There is good reason to struggle with this first section! I used to read this out loud to eighth graders and their parents on the first day of confirmation as a blessing for God going with us on the journey. I remember the moms smiling wistfully. I remember the kids looking annoyed. Maybe this scripture is comforting, or maybe it’s creepy. Maybe it’s smothering and suffocating -like there’s no where you can run to get a break from the LORD.

Or maybe that is exactly how this song is liberating, because it dares us to run, to get up and go put ourselves in another position, get off the main road and go through the back alleys, turn things around and go look at the LORD through the eyes of a fourteen year old, or a four year old, or a person you can’t stand.

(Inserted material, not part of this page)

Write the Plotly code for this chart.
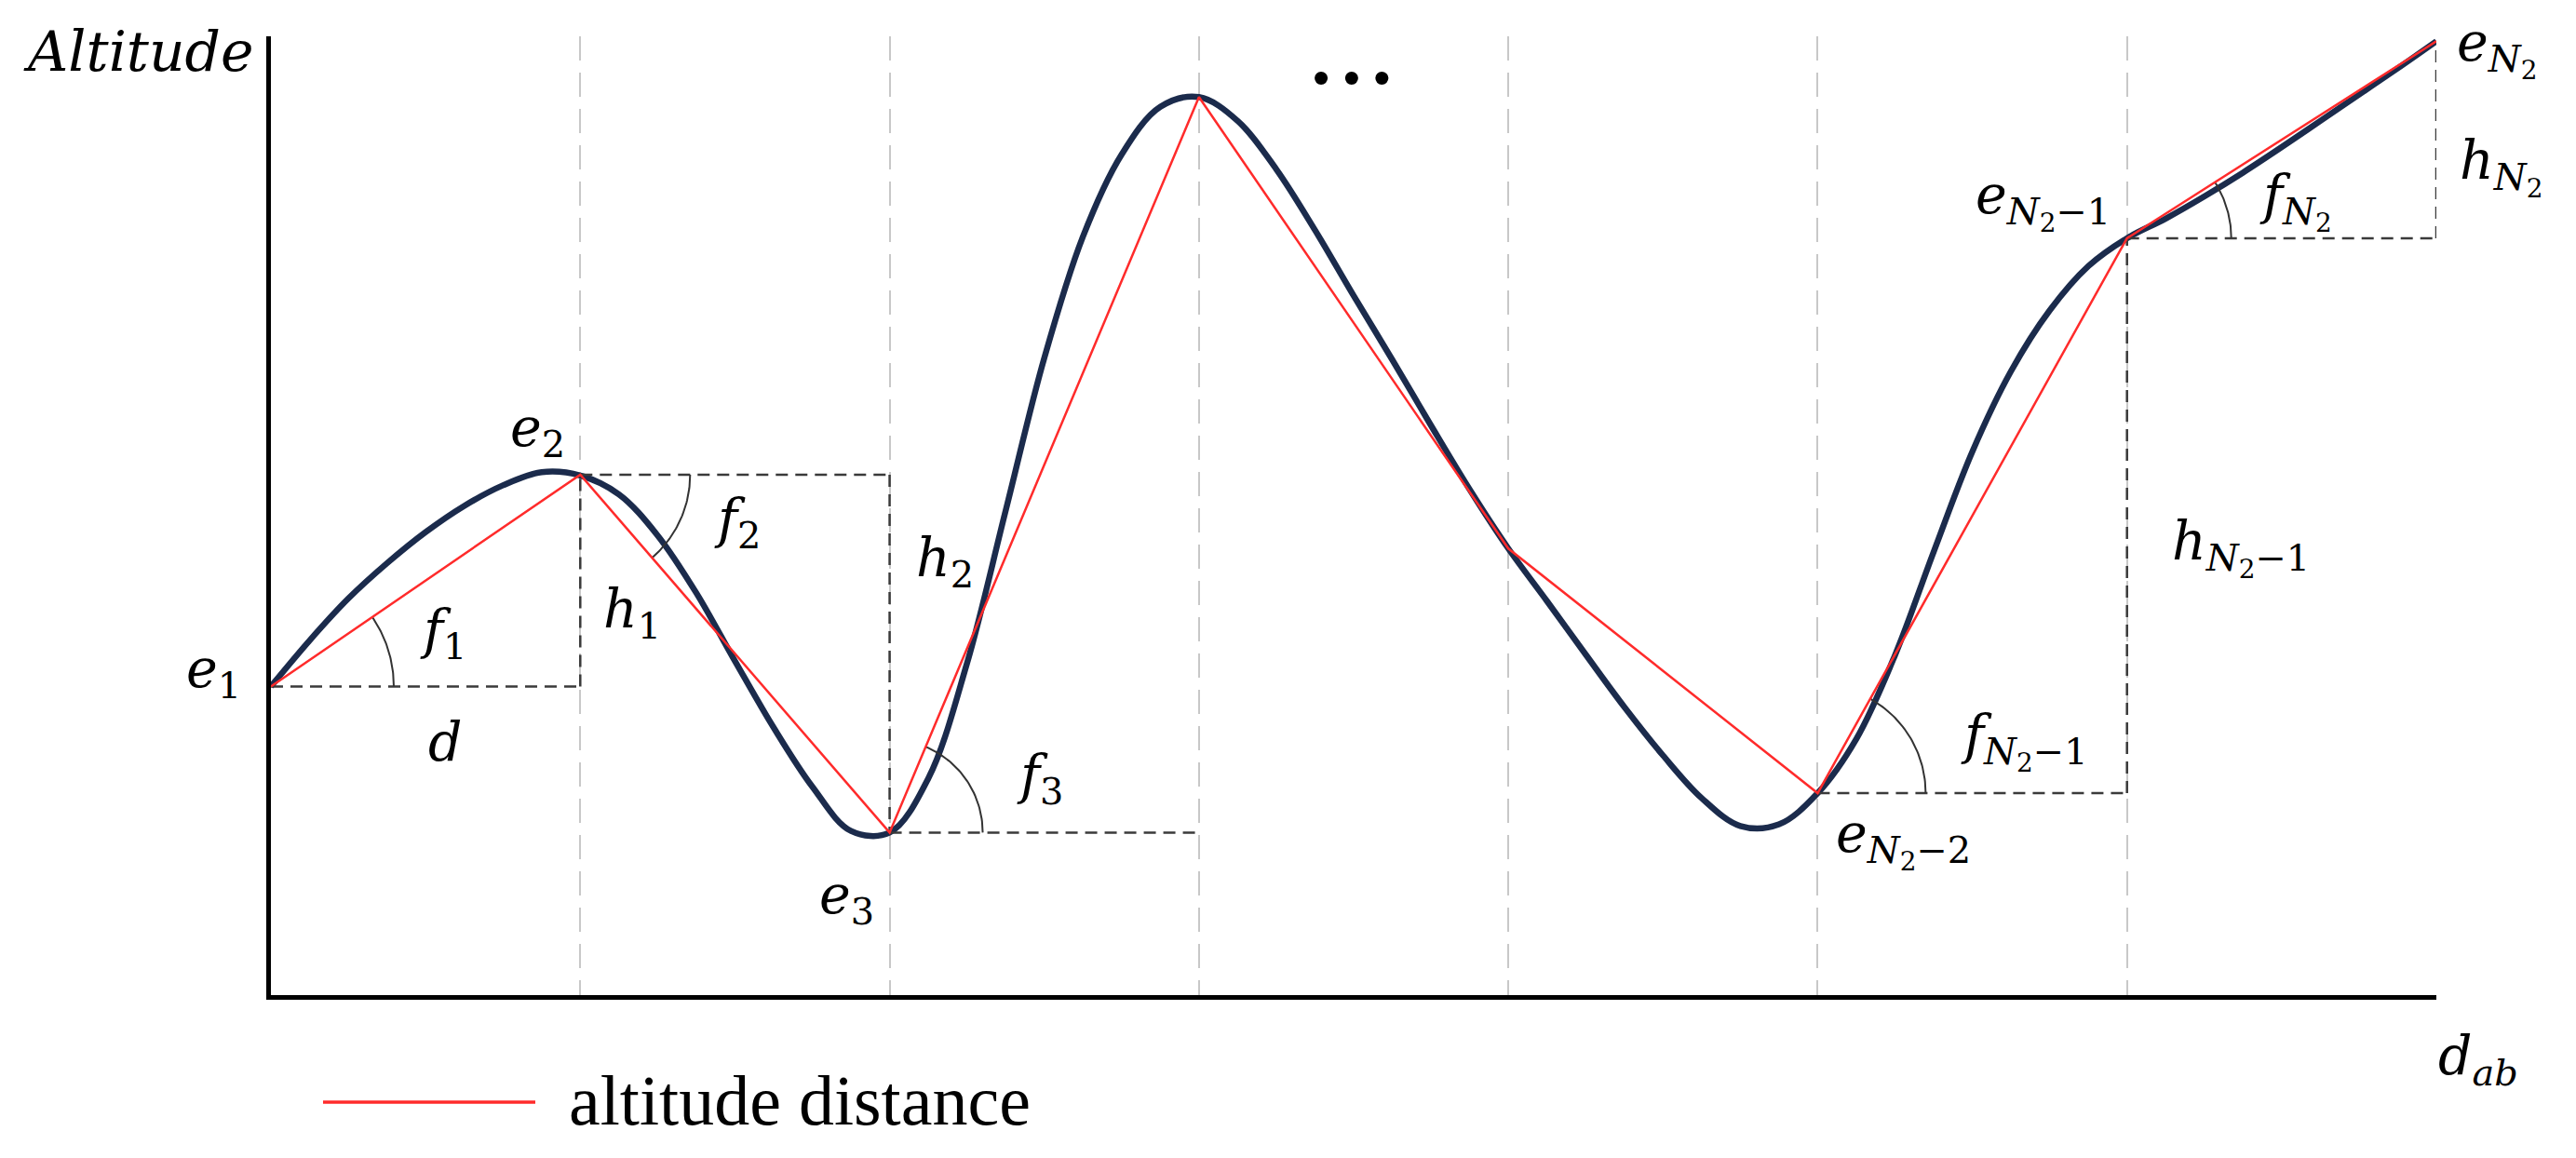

Friends, I believe this is our call as the church. We are a people uniquely positioned to help each other see from different perspectives, to play devil’s advocate and ask those unreasonable “What ifs?” Can you imagine looking through the eyes of a person who challenges your most deeply held beliefs? What does the world even look like to them? That is a question we can consider together.

These days, we don’t sit and lament, if only we had more young people in the church. The question we’re asking is, how can we bring the mission of our church to young people in this community? We’re not looking at the numbers saying, we must pay our own bills first, then we can help those in need. Other way around: We’re here to help those in need.

The more we go out and look from different perspectives, the more we understand, we don’t have to agree. Now when we go out and look from the other side, when we flip the options upside down, we not only see new meaning, what we see is each other. In the flash and the flicker we see how we can trust each other.

And you know, we have nothing to lose! There is no place we can run to, no hell we can hide in, no idea so controversial, or offensive, or unpopular that makes us unfindable by the LORD. God, you have searched me and known me… Where can I go from your spirit? Or where can I flee from your presence…

I come to the end, I wake up, I am still with you. Amen.